* **Task statement**:
The lines to extract run from the first line of the material below to the line containing "plt.rcParams['font.family'] = ['Liberation", both included; leave the pictures behind.

* **Given data**:
========================================

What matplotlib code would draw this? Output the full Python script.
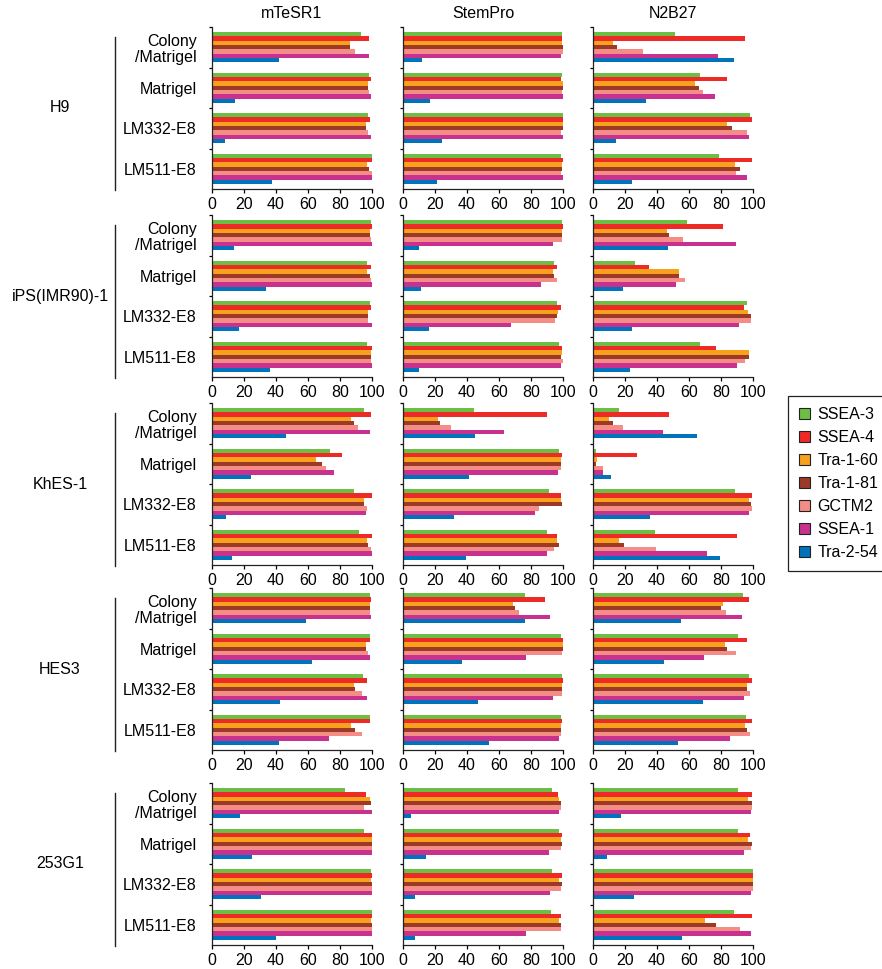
import numpy as np
import matplotlib
matplotlib.use('Agg')
import matplotlib.pyplot as plt
from matplotlib.patches import Patch

plt.rcParams['font.family'] = ['Liberation Sans', 'DejaVu Sans']

markers = ['SSEA-3', 'SSEA-4', 'Tra-1-60', 'Tra-1-81', 'GCTM2', 'SSEA-1', 'Tra-2-54']
colors = ['#6dbe45', '#ee2a26', '#f7a11c', '#9c3a27', '#f38d86', '#c9318f', '#0073bc']
media = ['mTeSR1', 'StemPro', 'N2B27']
substrates = ['Colony\n/Matrigel', 'Matrigel', 'LM332-E8', 'LM511-E8']
cell_lines = ['H9', 'iPS(IMR90)-1', 'KhES-1', 'HES3', '253G1']

# values per substrate, markers in legend order
H9_mTeSR1 = [[93, 98, 86, 86.5, 89.5, 98, 42],
             [98, 99.5, 97.5, 97.5, 98, 99.5, 14.5],
             [97.5, 99, 96, 96, 97.5, 99.5, 8],
             [100, 100, 97, 98, 100, 100, 37.5]]
H9_StemPro = [[99.5, 99.5, 99.5, 100, 100, 98.5, 12],
              [99.5, 99, 100, 100, 99.5, 100, 17],
              [100, 100, 100, 100, 99, 100, 24.5],
              [99, 100, 99.5, 99.5, 99, 100, 21.5]]
H9_N2B27 = [[51.5, 95, 12.5, 15, 31.5, 78, 88],
            [67, 84, 63.5, 66, 68.5, 76, 33],
            [98, 99.5, 84, 87, 96, 97.5, 14.5],
            [79, 99.5, 89, 92, 89.5, 96.5, 24.5]]

iPS_mTeSR1 = [[99.5, 100, 99, 99, 99.5, 100, 14],
              [97, 99.5, 97, 98.5, 99.5, 100, 33.5],
              [99, 99.5, 97.5, 97.5, 97.5, 100, 17],
              [97, 100, 99.5, 99.5, 99.5, 100, 36]]
iPS_StemPro = [[99.5, 100, 99.5, 99.5, 99.5, 93.5, 10],
               [94.5, 96.5, 94, 94.5, 96.5, 86, 11],
               [96.5, 99, 97, 96.5, 95, 67.5, 16.5],
               [97.5, 99.5, 99.5, 99, 100, 99, 10]]
iPS_N2B27 = [[58.5, 81.5, 46, 47.5, 56, 89.5, 47],
             [26.5, 35, 53.5, 53.5, 57.5, 52, 18.5],
             [96.5, 94.5, 97, 99, 98.5, 91.5, 24.5],
             [67, 77, 97.5, 97.5, 95, 90, 23]]

KhES_mTeSR1 = [[95, 99.5, 87, 88.5, 91.5, 99, 46.5],
               [74, 81.5, 65, 69, 71.5, 76.5, 24.5],
               [88.5, 100, 95, 95, 97, 96.5, 8.5],
               [92, 100, 97, 97.5, 99.5, 100, 12.5]]
KhES_StemPro = [[44.5, 90, 22, 23, 30, 63, 45],
                [97.5, 99.5, 98.5, 98.5, 99, 97, 41],
                [91, 98.5, 99, 99.5, 85, 82.5, 32],
                [90, 96, 96.5, 97.5, 94.5, 90, 39.5]]
KhES_N2B27 = [[16, 47.5, 10, 12.5, 19, 44, 65],
              [2, 27.5, 2.5, 2, 6, 6.5, 11.5],
              [88.5, 99.5, 97.5, 98.5, 99.5, 97.5, 35.5],
              [38.5, 90, 16.5, 19.5, 39.5, 71, 79.5]]

HES3_mTeSR1 = [[98.5, 99.5, 98.5, 99, 98.5, 99.5, 58.5],
               [98.5, 98.5, 96, 96.5, 97.5, 98.5, 62.5],
               [94.5, 97, 88.5, 89.5, 93.5, 97, 42.5],
               [98.5, 98.5, 87, 89.5, 94, 73, 42]]
HES3_StemPro = [[76, 89, 68.5, 70, 72.5, 92, 76],
                [98.5, 100, 100, 100, 99.5, 77, 37],
                [99.5, 100, 99.5, 99.5, 99.5, 94, 47],
                [99, 99.5, 98.5, 98.5, 98.5, 97.5, 53.5]]
HES3_N2B27 = [[94, 97.5, 81, 80, 83, 93, 55],
              [90.5, 96, 82.5, 83.5, 89.5, 69.5, 44.5],
              [97.5, 99.5, 96, 96, 98, 94.5, 68.5],
              [95.5, 99.5, 95, 96, 98, 85.5, 53]]

G253_mTeSR1 = [[83, 96.5, 98.5, 99.5, 95, 100, 17.5],
               [95, 100, 100, 100, 100, 100, 25],
               [99.5, 100, 99.5, 100, 100, 100, 30.5],
               [100, 100, 99.5, 100, 100, 100, 40]]
G253_StemPro = [[93, 97, 97.5, 98.5, 99, 97.5, 5],
                [97.5, 99.5, 98.5, 99.5, 98.5, 91, 14.5],
                [93, 99.5, 97.5, 99.5, 99, 92, 7.5],
                [92.5, 99, 97.5, 99, 98.5, 77, 7.5]]
G253_N2B27 = [[90.5, 99.5, 97, 99.5, 99.5, 98.5, 17.5],
              [90.5, 98, 97, 99.5, 98.5, 94.5, 8.5],
              [100, 100, 100, 100, 100, 98.5, 25.5],
              [88, 99.5, 70, 77, 92, 98.5, 55.5]]

panels = [[H9_mTeSR1, H9_StemPro, H9_N2B27],
          [iPS_mTeSR1, iPS_StemPro, iPS_N2B27],
          [KhES_mTeSR1, KhES_StemPro, KhES_N2B27],
          [HES3_mTeSR1, HES3_StemPro, HES3_N2B27],
          [G253_mTeSR1, G253_StemPro, G253_N2B27]]

W, H = 882, 969
fig = plt.figure(figsize=(W / 100, H / 100), dpi=100)

col_left = [212, 403, 593]
col_w = 160
row_top = [27, 215, 403, 588, 783]
row_h = 162

bar_h = 0.75 / 7
ypos = np.arange(4)

for r, row in enumerate(panels):
    for c, vals in enumerate(row):
        ax = fig.add_axes([col_left[c] / W, 1 - (row_top[r] + row_h) / H,
                           col_w / W, row_h / H])
        vals = np.array(vals)
        for k in range(7):
            ax.barh(ypos + 0.125 + bar_h * (k + 0.5), vals[:, k], height=bar_h,
                    color=colors[k], linewidth=0)
        ax.set_xlim(0, 100)
        ax.set_ylim(4, 0)
        ax.set_xticks([0, 20, 40, 60, 80, 100])
        ax.tick_params(axis='x', labelsize=11.5, length=3, width=0.9, pad=3)
        ax.set_yticks(ypos + 0.5)
        ax.set_yticks([0, 1, 2, 3], minor=True)
        ax.tick_params(axis='y', which='major', length=0, pad=11, labelsize=11.5)
        ax.tick_params(axis='y', which='minor', length=2.5, width=0.9)
        if c == 0:
            ax.set_yticklabels(substrates, ha='right', linespacing=1.1)
        else:
            ax.set_yticklabels([])
        for s in ['top', 'right']:
            ax.spines[s].set_visible(False)
        for s in ['left', 'bottom']:
            ax.spines[s].set_linewidth(0.9)
            ax.spines[s].set_color('#222222')
        if r == 0:
            ax.text(0.5, 1.0 + 14 / row_h, media[c], transform=ax.transAxes,
                    ha='center', va='center', fontsize=11.5)
        if c == 0:
            ax.plot([-0.604, -0.604], [-0.005, 0.94], transform=ax.transAxes,
                    color='#222222', lw=1.0, clip_on=False)
            ax.text(-0.95, 0.5, cell_lines[r], transform=ax.transAxes,
                    ha='center', va='center', fontsize=11.5)

handles = [Patch(facecolor=col, edgecolor='#222222', linewidth=0.8) for col in colors]
leg = fig.legend(handles, markers, loc='upper left',
                 bbox_to_anchor=(788 / W, 1 - 396 / H), fontsize=11.5,
                 handlelength=0.7, handleheight=0.7, handletextpad=0.45,
                 labelspacing=0.5, borderpad=0.7, borderaxespad=0, fancybox=False,
                 edgecolor='#222222', framealpha=1)
leg.get_frame().set_linewidth(0.9)

fig.savefig('out.png', dpi=100)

========================================

* **Finished answer**:
What matplotlib code would draw this? Output the full Python script.
import numpy as np
import matplotlib
matplotlib.use('Agg')
import matplotlib.pyplot as plt
from matplotlib.patches import Patch

plt.rcParams['font.family'] = ['Liberation Sans', 'DejaVu Sans']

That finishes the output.